This volume is a collective endeavor and the result of several years of work. We are indebted to everyone whose work appears here, and to those whose does not. Histories of Racial Capitalism began while we both held fellowships at Harvard’s Charles Warren Center for Studies in American History, where Walter Johnson first convinced us of the project’s viability. The Radcliffe Institute for Advanced Study at Harvard and the Stevanovich Institute on the Formation of Knowledge at the University of Chicago also provided support for two in-person collaborative discussions among the contributors.
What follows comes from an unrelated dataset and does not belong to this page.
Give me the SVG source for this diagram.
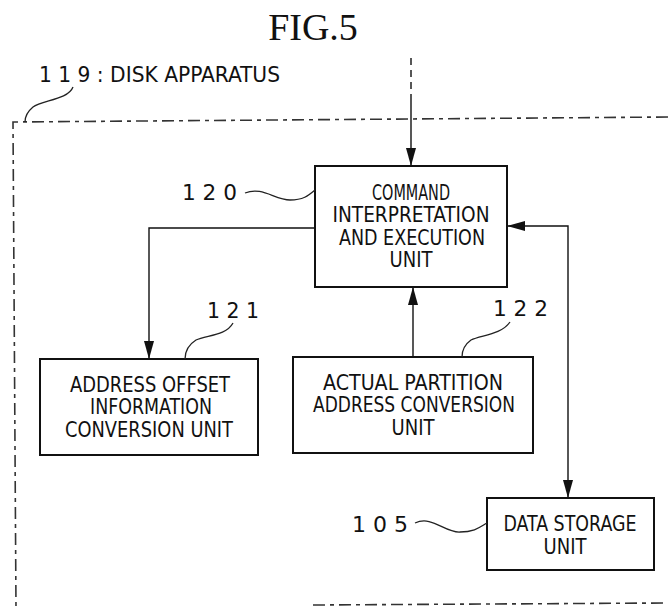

We extend thanks to Stephanie Smallwood, Peter James Hudson, Megan Ming Francis, Jackie Wang, and Michael Ralph, who also participated in those discussions.
We are especially indebted to the Race and Capitalism project housed jointly at the University of Chicago and the University of Washington. Michael Dawson and Megan Ming Francis not only provided essential funding; they also created opportunities for us to secure constructive criticism from Adom Getachew, Ashleigh Campi, Jodi Melamed, Mark Golub, John Robinson III, Emily Kazenstein, Amna Akbar, Shatema Threadcraft, Alfredo Gonzalez, Tania Islas, Leach Wright Rigeur, Rutger Ceballos, and Federico Navarrete Linares. We have also benefited immensely from Mark Jerng and the Mellon Initiative on Racial Capitalism at the University of California, Davis.
Columbia University Press has been an extraordinary partner throughout this process. The History of U.S. Capitalism series editors, Julia Ott, Devin Fergus, Bethany Moreton, and Louis Hyman, have believed in the importance of this volume from the earliest stages. Bridget Flannery-McCoy, and later Stephen Wesley and Christian Winting, took on much of the work of managing production, allowing us to focus on the volume itself.
Lastly, we are grateful to our students who entertained early versions of our interpretive claims and helped us sharpen our ideas.